>> Start

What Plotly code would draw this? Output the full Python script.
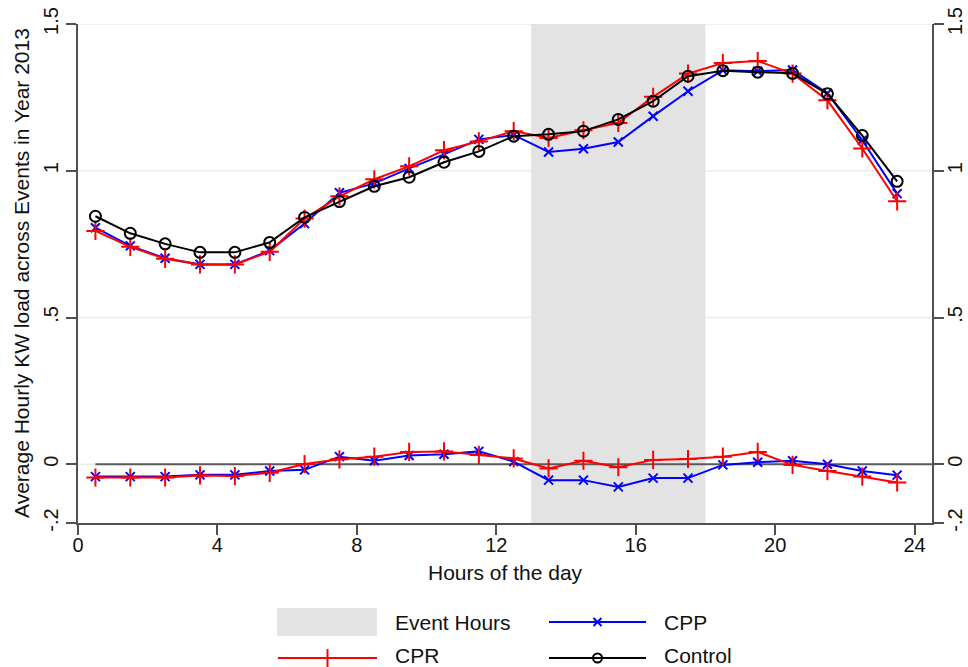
import plotly.graph_objects as go

# ---------------- data ----------------
hours = [h + 0.5 for h in range(24)]

control = [0.845, 0.787, 0.751, 0.722, 0.722, 0.756, 0.841, 0.895, 0.947, 0.978,
           1.029, 1.066, 1.118, 1.124, 1.135, 1.175, 1.237, 1.322, 1.341, 1.336,
           1.332, 1.262, 1.120, 0.964]

cpp = [0.806, 0.744, 0.702, 0.681, 0.681, 0.728, 0.820, 0.925, 0.957, 1.008,
       1.056, 1.107, 1.122, 1.064, 1.075, 1.098, 1.186, 1.271, 1.342, 1.339,
       1.343, 1.264, 1.104, 0.922]

cpr = [0.795, 0.741, 0.700, 0.681, 0.681, 0.724, 0.837, 0.913, 0.971, 1.015,
       1.070, 1.100, 1.135, 1.112, 1.138, 1.163, 1.252, 1.331, 1.367, 1.374,
       1.331, 1.240, 1.076, 0.896]

cpp_diff = [-0.042, -0.042, -0.042, -0.036, -0.036, -0.023, -0.019, 0.026, 0.012, 0.030,
            0.034, 0.044, 0.009, -0.054, -0.054, -0.077, -0.047, -0.047, -0.002, 0.007,
            0.012, 0.000, -0.023, -0.037]

cpr_diff = [-0.045, -0.045, -0.045, -0.038, -0.040, -0.029, 0.001, 0.017, 0.026, 0.042,
            0.044, 0.032, 0.020, -0.014, 0.012, -0.010, 0.015, 0.018, 0.026, 0.042,
            -0.002, -0.023, -0.042, -0.062]

event_start, event_end = 13, 18

x_ticks = [0, 4, 8, 12, 16, 20, 24]
x_tick_labels = ["0", "4", "8", "12", "16", "20", "24"]
y_ticks = [-0.2, 0, 0.5, 1, 1.5]
y_tick_labels = ["-.2", "0", ".5", "1", "1.5"]

legend_labels = ["Event Hours", "CPP", "CPR", "Control"]
x_title = "Hours of the day"
y_title = "Average Hourly KW load across Events in Year 2013"

# ---------------- style ----------------
W, H = 968, 667
M_L, M_R, M_T, M_B = 78, 36, 24, 0
PLOT_BOTTOM_PX = 523
FONT = "Liberation Sans, Arial, Helvetica, sans-serif"
AXIS_COL = "#505050"
GRID_COL = "#e6eef0"
SHADE_COL = "#e3e3e3"
BLUE, RED, BLACK = "#0000ff", "#ff0000", "#000000"
X_MAX = 24.5

paper_h = H - M_T - M_B
paper_w = W - M_L - M_R
y_dom_bottom = (H - M_B - PLOT_BOTTOM_PX) / paper_h


def px_x(px):
    return (px - M_L) / paper_w


def px_y(py):
    return (H - M_B - py) / paper_h


fig = go.Figure()

# gridlines (drawn as shapes so the shading covers them)
for yv in y_ticks[1:]:
    fig.add_shape(type="line", xref="paper", yref="y", x0=0, x1=1, y0=yv, y1=yv,
                  line=dict(color=GRID_COL, width=1.5), layer="below")

# event-hours shading and zero line
fig.add_shape(type="rect", xref="x", yref="paper", x0=event_start, x1=event_end,
              y0=y_dom_bottom, y1=1, fillcolor=SHADE_COL, line=dict(width=0), layer="below")
fig.add_shape(type="line", xref="x", yref="y", x0=hours[0], x1=X_MAX, y0=0, y1=0,
              line=dict(color="#5a5a5a", width=2), layer="below")

series = [
    (cpp, BLUE, "x-thin", 9),
    (cpr, RED, "cross-thin", 13),
    (control, BLACK, "circle-open", 11),
    (cpp_diff, BLUE, "x-thin", 9),
    (cpr_diff, RED, "cross-thin", 13),
]
for vals, col, sym, size in series:
    fig.add_trace(go.Scatter(
        x=hours, y=vals, mode="lines+markers",
        line=dict(color=col, width=2),
        marker=dict(symbol=sym, size=size, color=col, line=dict(color=col, width=2)),
        showlegend=False, hoverinfo="skip"))

# invisible trace for right axis
fig.add_trace(go.Scatter(x=[hours[0]], y=[control[0]], yaxis="y3", mode="markers",
                         marker=dict(opacity=0), showlegend=False, hoverinfo="skip"))

# ---------------- manual legend (pixel coordinates on helper axes) ----------------
LEG_TOP = 595
leg_rows = [622, 658]
leg_text_rows = [622, 655]
leg_sym_x = [(278, 377), (549, 646)]
leg_txt_x = [393, 662]

fig.add_shape(type="rect", xref="paper", yref="paper", x0=px_x(277), x1=px_x(377),
              y0=px_y(636), y1=px_y(608), fillcolor=SHADE_COL, line=dict(width=0),
              layer="below")
leg_items = [
    (1, 0, BLUE, "x-thin", 8),
    (0, 1, RED, "cross-thin", 13),
    (1, 1, BLACK, "circle-open", 9),
]
for col_i, row_i, col, sym, size in leg_items:
    x0, x1 = leg_sym_x[col_i]
    yy = leg_rows[row_i]
    fig.add_trace(go.Scatter(x=[x0, x1], y=[yy, yy], xaxis="x2", yaxis="y2", mode="lines",
                             line=dict(color=col, width=2), showlegend=False, hoverinfo="skip"))
    fig.add_trace(go.Scatter(x=[(x0 + x1) / 2], y=[yy], xaxis="x2", yaxis="y2", mode="markers",
                             marker=dict(symbol=sym, size=size, color=col,
                                         line=dict(color=col, width=2)),
                             showlegend=False, hoverinfo="skip", cliponaxis=False))

annotations = []
for i, lab in enumerate(legend_labels):
    row_i, col_i = divmod(i, 2)
    annotations.append(dict(xref="x2", yref="y2", x=leg_txt_x[col_i], y=leg_text_rows[row_i],
                            text=lab, showarrow=False, xanchor="left", yanchor="middle",
                            font=dict(family=FONT, size=21, color="#111")))

annotations.append(dict(xref="paper", yref="paper", x=px_x(505), y=px_y(572), text=x_title,
                        showarrow=False, xanchor="center", yanchor="middle",
                        font=dict(family=FONT, size=21, color="#111")))
annotations.append(dict(xref="paper", yref="paper", x=px_x(21), y=px_y(273), text=y_title,
                        textangle=-90, showarrow=False, xanchor="center", yanchor="middle",
                        font=dict(family=FONT, size=21, color="#111")))

axis_common = dict(showline=True, linecolor=AXIS_COL, linewidth=1.5, ticks="outside",
                   ticklen=10, tickwidth=1.5, tickcolor=AXIS_COL, automargin=False,
                   tickfont=dict(family=FONT, size=20, color="#111"), zeroline=False)

fig.update_layout(
    width=W, height=H,
    margin=dict(l=M_L, r=M_R, t=M_T, b=M_B, pad=0, autoexpand=False),
    paper_bgcolor="white", plot_bgcolor="white",
    showlegend=False,
    xaxis=dict(range=[0, X_MAX], tickvals=x_ticks, ticktext=x_tick_labels, showgrid=False,
               anchor="y", ticklabelstandoff=-7, **axis_common),
    yaxis=dict(range=[-0.2, 1.5], domain=[y_dom_bottom, 1], tickvals=y_ticks,
               ticktext=y_tick_labels, tickangle=-90, showgrid=False, **axis_common),
    yaxis3=dict(range=[-0.2, 1.5], overlaying="y", side="right", anchor="x", tickvals=y_ticks,
                ticktext=y_tick_labels, tickangle=-90, showgrid=False, ticklabelstandoff=-6,
                **axis_common),
    xaxis2=dict(domain=[0, 1], range=[M_L, W - M_R], anchor="y2", visible=False,
                fixedrange=True, automargin=False),
    yaxis2=dict(domain=[0, px_y(LEG_TOP)], range=[H - M_B, LEG_TOP], anchor="x2", visible=False,
                fixedrange=True, automargin=False),
    annotations=annotations,
)

fig.write_html("out.html")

>> End

▸ **WRITTEN REQUEST**
Quote the material in full and exactly; do not carry over its pictures.

▸ **WRITTEN SOLUTION**
What Plotly code would draw this? Output the full Python script.
import plotly.graph_objects as go

# ---------------- data ----------------
hours = [h + 0.5 for h in range(24)]

control = [0.845, 0.787, 0.751, 0.722, 0.722, 0.756, 0.841, 0.895, 0.947, 0.978,
           1.029, 1.066, 1.118, 1.124, 1.135, 1.175, 1.237, 1.322, 1.341, 1.336,
           1.332, 1.262, 1.120, 0.964]

cpp = [0.806, 0.744, 0.702, 0.681, 0.681, 0.728, 0.820, 0.925, 0.957, 1.008,
       1.056, 1.107, 1.122, 1.064, 1.075, 1.098, 1.186, 1.271, 1.342, 1.339,
       1.343, 1.264, 1.104, 0.922]

cpr = [0.795, 0.741, 0.700, 0.681, 0.681, 0.724, 0.837, 0.913, 0.971, 1.015,
       1.070, 1.100, 1.135, 1.112, 1.138, 1.163, 1.252, 1.331, 1.367, 1.374,
       1.331, 1.240, 1.076, 0.896]

cpp_diff = [-0.042, -0.042, -0.042, -0.036, -0.036, -0.023, -0.019, 0.026, 0.012, 0.030,
            0.034, 0.044, 0.009, -0.054, -0.054, -0.077, -0.047, -0.047, -0.002, 0.007,
            0.012, 0.000, -0.023, -0.037]

cpr_diff = [-0.045, -0.045, -0.045, -0.038, -0.040, -0.029, 0.001, 0.017, 0.026, 0.042,
            0.044, 0.032, 0.020, -0.014, 0.012, -0.010, 0.015, 0.018, 0.026, 0.042,
            -0.002, -0.023, -0.042, -0.062]

event_start, event_end = 13, 18

x_ticks = [0, 4, 8, 12, 16, 20, 24]
x_tick_labels = ["0", "4", "8", "12", "16", "20", "24"]
y_ticks = [-0.2, 0, 0.5, 1, 1.5]
y_tick_labels = ["-.2", "0", ".5", "1", "1.5"]

legend_labels = ["Event Hours", "CPP", "CPR", "Control"]
x_title = "Hours of the day"
y_title = "Average Hourly KW load across Events in Year 2013"

# ---------------- style ----------------
W, H = 968, 667
M_L, M_R, M_T, M_B = 78, 36, 24, 0
PLOT_BOTTOM_PX = 523
FONT = "Liberation Sans, Arial, Helvetica, sans-serif"
AXIS_COL = "#505050"
GRID_COL = "#e6eef0"
SHADE_COL = "#e3e3e3"
BLUE, RED, BLACK = "#0000ff", "#ff0000", "#000000"
X_MAX = 24.5

paper_h = H - M_T - M_B
paper_w = W - M_L - M_R
y_dom_bottom = (H - M_B - PLOT_BOTTOM_PX) / paper_h


def px_x(px):
    return (px - M_L) / paper_w


def px_y(py):
    return (H - M_B - py) / paper_h


fig = go.Figure()

# gridlines (drawn as shapes so the shading covers them)
for yv in y_ticks[1:]:
    fig.add_shape(type="line", xref="paper", yref="y", x0=0, x1=1, y0=yv, y1=yv,
                  line=dict(color=GRID_COL, width=1.5), layer="below")

# event-hours shading and zero line
fig.add_shape(type="rect", xref="x", yref="paper", x0=event_start, x1=event_end,
              y0=y_dom_bottom, y1=1, fillcolor=SHADE_COL, line=dict(width=0), layer="below")
fig.add_shape(type="line", xref="x", yref="y", x0=hours[0], x1=X_MAX, y0=0, y1=0,
              line=dict(color="#5a5a5a", width=2), layer="below")

series = [
    (cpp, BLUE, "x-thin", 9),
    (cpr, RED, "cross-thin", 13),
    (control, BLACK, "circle-open", 11),
    (cpp_diff, BLUE, "x-thin", 9),
    (cpr_diff, RED, "cross-thin", 13),
]
for vals, col, sym, size in series:
    fig.add_trace(go.Scatter(
        x=hours, y=vals, mode="lines+markers",
        line=dict(color=col, width=2),
        marker=dict(symbol=sym, size=size, color=col, line=dict(color=col, width=2)),
        showlegend=False, hoverinfo="skip"))

# invisible trace for right axis
fig.add_trace(go.Scatter(x=[hours[0]], y=[control[0]], yaxis="y3", mode="markers",
                         marker=dict(opacity=0), showlegend=False, hoverinfo="skip"))

# ---------------- manual legend (pixel coordinates on helper axes) ----------------
LEG_TOP = 595
leg_rows = [622, 658]
leg_text_rows = [622, 655]
leg_sym_x = [(278, 377), (549, 646)]
leg_txt_x = [393, 662]

fig.add_shape(type="rect", xref="paper", yref="paper", x0=px_x(277), x1=px_x(377),
              y0=px_y(636), y1=px_y(608), fillcolor=SHADE_COL, line=dict(width=0),
              layer="below")
leg_items = [
    (1, 0, BLUE, "x-thin", 8),
    (0, 1, RED, "cross-thin", 13),
    (1, 1, BLACK, "circle-open", 9),
]
for col_i, row_i, col, sym, size in leg_items:
    x0, x1 = leg_sym_x[col_i]
    yy = leg_rows[row_i]
    fig.add_trace(go.Scatter(x=[x0, x1], y=[yy, yy], xaxis="x2", yaxis="y2", mode="lines",
                             line=dict(color=col, width=2), showlegend=False, hoverinfo="skip"))
    fig.add_trace(go.Scatter(x=[(x0 + x1) / 2], y=[yy], xaxis="x2", yaxis="y2", mode="markers",
                             marker=dict(symbol=sym, size=size, color=col,
                                         line=dict(color=col, width=2)),
                             showlegend=False, hoverinfo="skip", cliponaxis=False))

annotations = []
for i, lab in enumerate(legend_labels):
    row_i, col_i = divmod(i, 2)
    annotations.append(dict(xref="x2", yref="y2", x=leg_txt_x[col_i], y=leg_text_rows[row_i],
                            text=lab, showarrow=False, xanchor="left", yanchor="middle",
                            font=dict(family=FONT, size=21, color="#111")))

annotations.append(dict(xref="paper", yref="paper", x=px_x(505), y=px_y(572), text=x_title,
                        showarrow=False, xanchor="center", yanchor="middle",
                        font=dict(family=FONT, size=21, color="#111")))
annotations.append(dict(xref="paper", yref="paper", x=px_x(21), y=px_y(273), text=y_title,
                        textangle=-90, showarrow=False, xanchor="center", yanchor="middle",
                        font=dict(family=FONT, size=21, color="#111")))

axis_common = dict(showline=True, linecolor=AXIS_COL, linewidth=1.5, ticks="outside",
                   ticklen=10, tickwidth=1.5, tickcolor=AXIS_COL, automargin=False,
                   tickfont=dict(family=FONT, size=20, color="#111"), zeroline=False)

fig.update_layout(
    width=W, height=H,
    margin=dict(l=M_L, r=M_R, t=M_T, b=M_B, pad=0, autoexpand=False),
    paper_bgcolor="white", plot_bgcolor="white",
    showlegend=False,
    xaxis=dict(range=[0, X_MAX], tickvals=x_ticks, ticktext=x_tick_labels, showgrid=False,
               anchor="y", ticklabelstandoff=-7, **axis_common),
    yaxis=dict(range=[-0.2, 1.5], domain=[y_dom_bottom, 1], tickvals=y_ticks,
               ticktext=y_tick_labels, tickangle=-90, showgrid=False, **axis_common),
    yaxis3=dict(range=[-0.2, 1.5], overlaying="y", side="right", anchor="x", tickvals=y_ticks,
                ticktext=y_tick_labels, tickangle=-90, showgrid=False, ticklabelstandoff=-6,
                **axis_common),
    xaxis2=dict(domain=[0, 1], range=[M_L, W - M_R], anchor="y2", visible=False,
                fixedrange=True, automargin=False),
    yaxis2=dict(domain=[0, px_y(LEG_TOP)], range=[H - M_B, LEG_TOP], anchor="x2", visible=False,
                fixedrange=True, automargin=False),
    annotations=annotations,
)

fig.write_html("out.html")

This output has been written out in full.